Documented in colour pictures published in newspapers and magazines.
But Luc Delahaye takes with him also a medium-format camera.
And the pictures he makes with that camera are enlarged to monumental sizes.
Those enormous pictures are now exhibited in the J. Paul Getty Museum at the Getty Centre in Los Angeles, USA.
So, in case you have missed to see those images in your newspaper or magazine, now you have the opportunity to see the corpse of the killed Taliban soldier in colour and life sized.
And all the other horrible things that have happened in the world over the last years.
The question arises what is the reason for this exhibition.
Why does the curator of the J. Paul Getty Museum, a woman called Anne Lacoste, choose to show these photographs?
They have already been presented to the public in newspapers and magazines.
The public knows about the events presented in the images.
Nothing new or unknown until now can be seen.
Over the last couple of years many terrible events indeed have been happening in the world.
Wars and disasters.
But at the same time, many beautiful and wonderful things have been happening as well.

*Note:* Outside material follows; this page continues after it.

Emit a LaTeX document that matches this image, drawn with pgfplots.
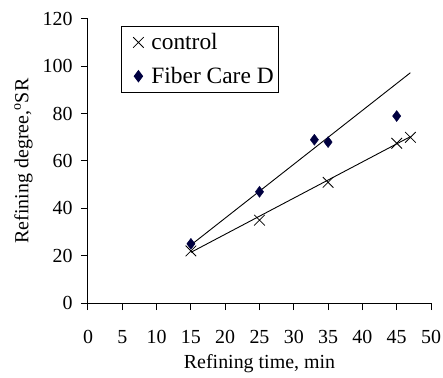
\documentclass[border=0pt]{standalone}
\usepackage{pgfplots}
\pgfplotsset{compat=1.18}
\usepackage{fontspec}
\setmainfont{Liberation Serif}
\definecolor{navy}{HTML}{000040}
\pgfplotsset{mylegimg/.style={legend image code/.code={\path[draw=none,fill=none] (0bp,0bp) (25bp,0bp);
      \draw[##1] plot coordinates {(13bp,0bp)};}}}
\begin{document}
\begin{tikzpicture}
\begin{axis}[
  at={(0,0)}, anchor=origin,
  scale only axis, width=343bp, height=284bp,
  xmin=0, xmax=50, ymin=0, ymax=120,
  axis x line*=bottom, axis y line*=left,
  axis line style={line width=1bp, -},
  xtick={0,5,...,50}, ytick={0,20,...,120},
  tick align=outside, major tick length=7bp,
  tick style={line width=1bp, black},
  /pgf/number format/assume math mode=true,
  tick label style={font=\fontsize{20}{24}\selectfont},
  label style={font=\fontsize{20}{24}\selectfont},
  xticklabel style={yshift=-17bp},
  yticklabel style={xshift=-5bp},
  xlabel={Refining time, min},
  ylabel={Refining degree,$^{\mathrm{o}}$SR},
  xlabel style={yshift=-4bp},
  ylabel style={yshift=3bp},
  clip=false,
  legend style={at={(axis description cs:0.096,0.975)}, anchor=north west,
    draw=black, line width=1bp, font=\fontsize{23.5}{26}\selectfont,
    row sep=14bp, inner xsep=4bp, inner ysep=6bp,
    nodes={inner xsep=1bp, inner ysep=1bp}},
  legend cell align=left,
]
\addplot[only marks, mylegimg, mark=x, mark size=7.5bp, black, line width=0.8bp]
  coordinates {(15,22) (25,35) (35,51) (45,67.5) (47,70)};
\addlegendentry{control}
\addplot[only marks, mylegimg, mark=diamond*, mark size=5.5bp, navy, mark options={fill=navy, draw=navy}]
  coordinates {(15,25) (25,47) (33,69) (35,68) (45,79)};
\addlegendentry{Fiber Care D}
\addplot[black, line width=0.9bp, forget plot] coordinates {(15,24.5) (47,97.3)};
\addplot[black, line width=0.9bp, forget plot] coordinates {(15,21.4) (47,70.3)};
\end{axis}
\pgfresetboundingbox
\path (-88bp,-75bp) rectangle (355bp,303bp);
\end{tikzpicture}
\end{document}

Completely ignored by Luc Delahaye.
More people in the world are living in peace than in war.
Most places have not suffered disasters.
The exhibition is like a show of sadists intended for masochists.
The worst events of the last couple of years are presented only.
As impressive as possible.
As if this is the world we are living in.
There is another reason why this exhibition of Luc Delahaye in the J. Paul Getty Museum is adamantly rejected.
It is because of the aspect of this exhibition that those large images are considered objects of art.
They are bought and collected by museums like the Los Angeles County Museum of Art and the High Museum of Art in Houston.
The deep misery of people in situations they are not responsible for photographed by a European photographer who sells eventually those images for big money.